# Goal of the exercise
Shown below is a listing with pictures; reproduce exactly, and only, the lines between the ones containing "Emit a web page" and "of Subscribers' Optimal", inclusive, leaving the pictures out.

# Records provided

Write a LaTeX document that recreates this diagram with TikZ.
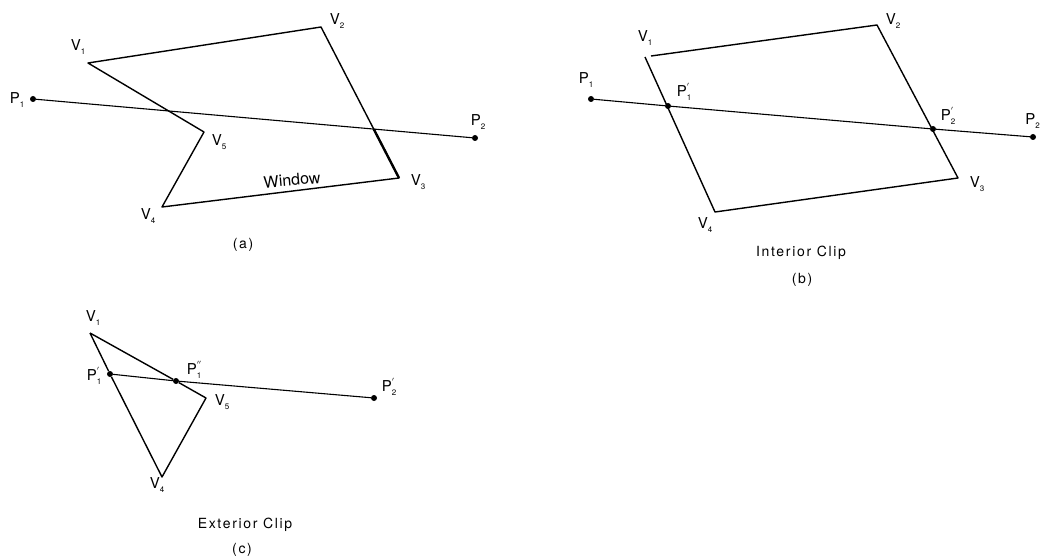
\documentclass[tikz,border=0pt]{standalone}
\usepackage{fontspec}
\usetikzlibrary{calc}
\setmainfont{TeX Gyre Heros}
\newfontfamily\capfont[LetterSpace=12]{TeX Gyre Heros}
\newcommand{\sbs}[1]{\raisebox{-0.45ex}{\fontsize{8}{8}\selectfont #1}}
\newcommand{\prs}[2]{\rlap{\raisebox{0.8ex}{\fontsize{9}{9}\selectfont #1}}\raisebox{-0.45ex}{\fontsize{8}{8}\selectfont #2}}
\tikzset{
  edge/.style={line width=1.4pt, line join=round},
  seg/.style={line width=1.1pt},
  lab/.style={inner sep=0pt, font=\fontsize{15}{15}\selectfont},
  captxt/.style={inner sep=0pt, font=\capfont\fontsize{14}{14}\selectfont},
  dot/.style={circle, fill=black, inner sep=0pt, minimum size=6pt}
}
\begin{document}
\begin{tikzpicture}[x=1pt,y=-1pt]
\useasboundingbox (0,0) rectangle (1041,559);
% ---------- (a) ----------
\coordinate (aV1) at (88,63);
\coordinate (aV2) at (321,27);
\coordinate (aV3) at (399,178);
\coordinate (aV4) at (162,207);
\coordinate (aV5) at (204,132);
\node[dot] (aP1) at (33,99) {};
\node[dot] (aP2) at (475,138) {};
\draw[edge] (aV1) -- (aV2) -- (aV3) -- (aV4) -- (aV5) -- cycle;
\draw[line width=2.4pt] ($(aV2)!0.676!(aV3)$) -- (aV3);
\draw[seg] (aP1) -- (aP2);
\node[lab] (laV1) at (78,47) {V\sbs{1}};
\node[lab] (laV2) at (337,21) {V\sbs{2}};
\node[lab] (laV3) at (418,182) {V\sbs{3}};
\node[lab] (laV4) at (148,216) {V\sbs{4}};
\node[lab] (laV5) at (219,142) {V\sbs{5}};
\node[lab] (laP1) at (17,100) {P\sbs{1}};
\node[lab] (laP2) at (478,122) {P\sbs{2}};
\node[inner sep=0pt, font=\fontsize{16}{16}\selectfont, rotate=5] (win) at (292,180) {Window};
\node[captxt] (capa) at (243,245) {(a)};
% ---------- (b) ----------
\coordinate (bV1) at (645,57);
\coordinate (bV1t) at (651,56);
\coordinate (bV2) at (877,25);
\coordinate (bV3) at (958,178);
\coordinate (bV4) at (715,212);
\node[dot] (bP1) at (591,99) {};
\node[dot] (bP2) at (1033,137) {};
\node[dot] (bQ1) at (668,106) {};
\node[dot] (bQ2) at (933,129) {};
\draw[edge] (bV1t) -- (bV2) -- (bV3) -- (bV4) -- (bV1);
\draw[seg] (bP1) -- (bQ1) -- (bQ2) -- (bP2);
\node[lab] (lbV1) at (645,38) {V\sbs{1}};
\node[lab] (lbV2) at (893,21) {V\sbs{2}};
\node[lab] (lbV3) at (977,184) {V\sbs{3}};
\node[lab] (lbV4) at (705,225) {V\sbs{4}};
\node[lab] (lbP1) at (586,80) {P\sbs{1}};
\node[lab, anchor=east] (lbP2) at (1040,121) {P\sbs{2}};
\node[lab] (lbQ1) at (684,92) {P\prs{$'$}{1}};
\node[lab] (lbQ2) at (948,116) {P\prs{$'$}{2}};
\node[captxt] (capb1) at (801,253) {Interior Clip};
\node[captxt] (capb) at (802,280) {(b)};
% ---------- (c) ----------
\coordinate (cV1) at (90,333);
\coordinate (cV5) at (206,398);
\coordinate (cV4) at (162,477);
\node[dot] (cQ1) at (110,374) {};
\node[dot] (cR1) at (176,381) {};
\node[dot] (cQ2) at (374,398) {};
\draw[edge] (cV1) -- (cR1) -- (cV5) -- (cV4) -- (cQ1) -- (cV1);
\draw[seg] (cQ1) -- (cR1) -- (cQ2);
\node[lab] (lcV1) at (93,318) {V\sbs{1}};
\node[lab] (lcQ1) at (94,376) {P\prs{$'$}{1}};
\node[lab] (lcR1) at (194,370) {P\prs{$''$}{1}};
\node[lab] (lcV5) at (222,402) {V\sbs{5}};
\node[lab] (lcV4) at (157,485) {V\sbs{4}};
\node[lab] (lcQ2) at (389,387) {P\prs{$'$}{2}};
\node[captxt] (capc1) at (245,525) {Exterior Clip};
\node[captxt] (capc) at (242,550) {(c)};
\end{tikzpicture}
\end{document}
* * *
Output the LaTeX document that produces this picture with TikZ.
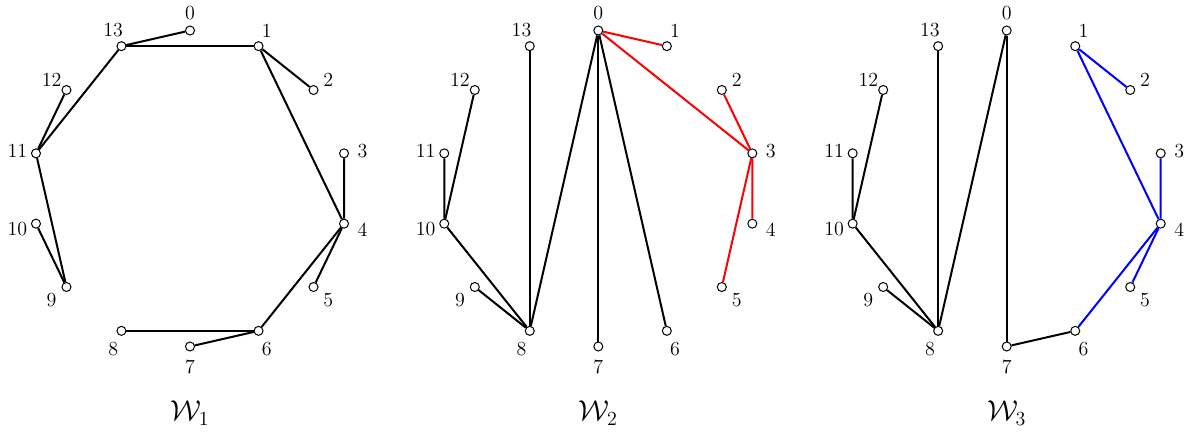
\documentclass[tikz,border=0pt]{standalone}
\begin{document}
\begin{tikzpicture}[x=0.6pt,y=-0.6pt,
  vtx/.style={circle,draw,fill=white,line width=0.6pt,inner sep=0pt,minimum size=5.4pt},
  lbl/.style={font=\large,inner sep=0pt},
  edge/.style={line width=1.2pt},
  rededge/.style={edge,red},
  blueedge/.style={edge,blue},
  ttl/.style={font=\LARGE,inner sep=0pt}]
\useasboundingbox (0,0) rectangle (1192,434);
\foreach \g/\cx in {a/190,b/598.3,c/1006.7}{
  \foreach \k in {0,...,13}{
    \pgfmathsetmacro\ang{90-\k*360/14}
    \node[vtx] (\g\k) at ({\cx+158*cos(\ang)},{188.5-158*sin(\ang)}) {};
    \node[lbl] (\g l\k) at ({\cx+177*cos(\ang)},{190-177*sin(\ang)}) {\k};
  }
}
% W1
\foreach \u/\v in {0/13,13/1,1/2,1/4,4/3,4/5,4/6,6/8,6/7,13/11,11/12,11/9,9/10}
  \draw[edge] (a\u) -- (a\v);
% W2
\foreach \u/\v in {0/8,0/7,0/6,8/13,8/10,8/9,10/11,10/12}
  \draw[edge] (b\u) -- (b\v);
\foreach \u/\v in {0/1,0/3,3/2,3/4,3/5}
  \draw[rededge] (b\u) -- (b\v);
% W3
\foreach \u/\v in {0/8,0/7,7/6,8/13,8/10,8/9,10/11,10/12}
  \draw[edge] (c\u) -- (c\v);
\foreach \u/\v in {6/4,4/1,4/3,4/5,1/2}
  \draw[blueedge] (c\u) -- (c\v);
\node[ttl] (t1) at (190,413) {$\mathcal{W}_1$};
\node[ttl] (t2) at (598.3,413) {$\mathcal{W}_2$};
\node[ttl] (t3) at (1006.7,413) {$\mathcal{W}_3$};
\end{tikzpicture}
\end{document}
...
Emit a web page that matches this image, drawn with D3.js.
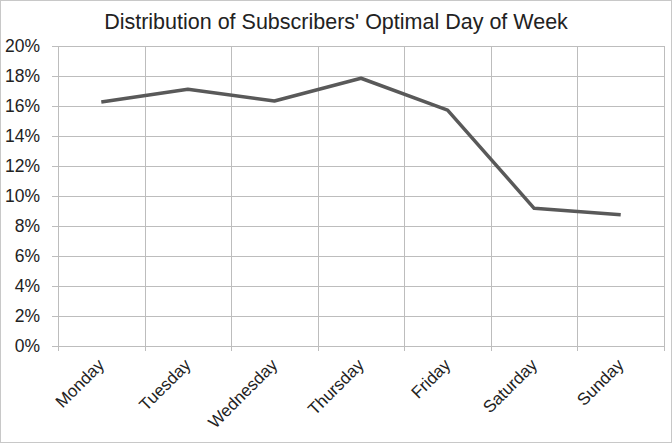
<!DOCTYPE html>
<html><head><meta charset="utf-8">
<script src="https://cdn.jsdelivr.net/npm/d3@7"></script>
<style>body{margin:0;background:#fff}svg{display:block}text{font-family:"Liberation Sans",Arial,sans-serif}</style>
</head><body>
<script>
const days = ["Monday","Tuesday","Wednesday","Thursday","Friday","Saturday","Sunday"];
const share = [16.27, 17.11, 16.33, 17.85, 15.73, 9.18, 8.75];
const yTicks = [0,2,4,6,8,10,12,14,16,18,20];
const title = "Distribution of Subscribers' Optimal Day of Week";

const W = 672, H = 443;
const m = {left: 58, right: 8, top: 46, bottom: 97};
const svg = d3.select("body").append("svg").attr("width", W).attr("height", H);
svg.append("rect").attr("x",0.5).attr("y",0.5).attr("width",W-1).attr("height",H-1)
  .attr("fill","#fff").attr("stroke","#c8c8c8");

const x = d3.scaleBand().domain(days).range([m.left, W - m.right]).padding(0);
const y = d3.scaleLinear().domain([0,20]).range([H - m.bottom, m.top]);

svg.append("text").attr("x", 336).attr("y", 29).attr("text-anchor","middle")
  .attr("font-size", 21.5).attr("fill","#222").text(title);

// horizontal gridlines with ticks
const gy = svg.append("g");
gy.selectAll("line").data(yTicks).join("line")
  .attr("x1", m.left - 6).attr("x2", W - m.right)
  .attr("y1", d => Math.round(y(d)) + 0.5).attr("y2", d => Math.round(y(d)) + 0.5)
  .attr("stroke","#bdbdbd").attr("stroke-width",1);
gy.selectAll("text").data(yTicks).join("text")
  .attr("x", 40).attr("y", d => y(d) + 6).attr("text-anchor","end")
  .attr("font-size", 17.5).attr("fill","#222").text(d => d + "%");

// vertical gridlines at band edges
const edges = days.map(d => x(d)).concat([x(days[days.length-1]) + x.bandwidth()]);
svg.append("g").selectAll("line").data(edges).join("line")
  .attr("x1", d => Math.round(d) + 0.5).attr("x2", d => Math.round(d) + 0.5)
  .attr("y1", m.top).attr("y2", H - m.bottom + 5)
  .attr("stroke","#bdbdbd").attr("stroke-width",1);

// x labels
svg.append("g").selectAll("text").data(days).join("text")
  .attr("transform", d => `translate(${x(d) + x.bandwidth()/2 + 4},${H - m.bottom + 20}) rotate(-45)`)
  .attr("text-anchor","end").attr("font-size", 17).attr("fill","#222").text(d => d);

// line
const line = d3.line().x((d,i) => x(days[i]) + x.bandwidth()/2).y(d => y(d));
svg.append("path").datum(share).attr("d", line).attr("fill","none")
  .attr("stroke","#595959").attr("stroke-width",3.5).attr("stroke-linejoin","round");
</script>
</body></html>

# Final result
Emit a web page that matches this image, drawn with D3.js.
<!DOCTYPE html>
<html><head><meta charset="utf-8">
<script src="https://cdn.jsdelivr.net/npm/d3@7"></script>
<style>body{margin:0;background:#fff}svg{display:block}text{font-family:"Liberation Sans",Arial,sans-serif}</style>
</head><body>
<script>
const days = ["Monday","Tuesday","Wednesday","Thursday","Friday","Saturday","Sunday"];
const share = [16.27, 17.11, 16.33, 17.85, 15.73, 9.18, 8.75];
const yTicks = [0,2,4,6,8,10,12,14,16,18,20];
const title = "Distribution of Subscribers' Optimal Day of Week";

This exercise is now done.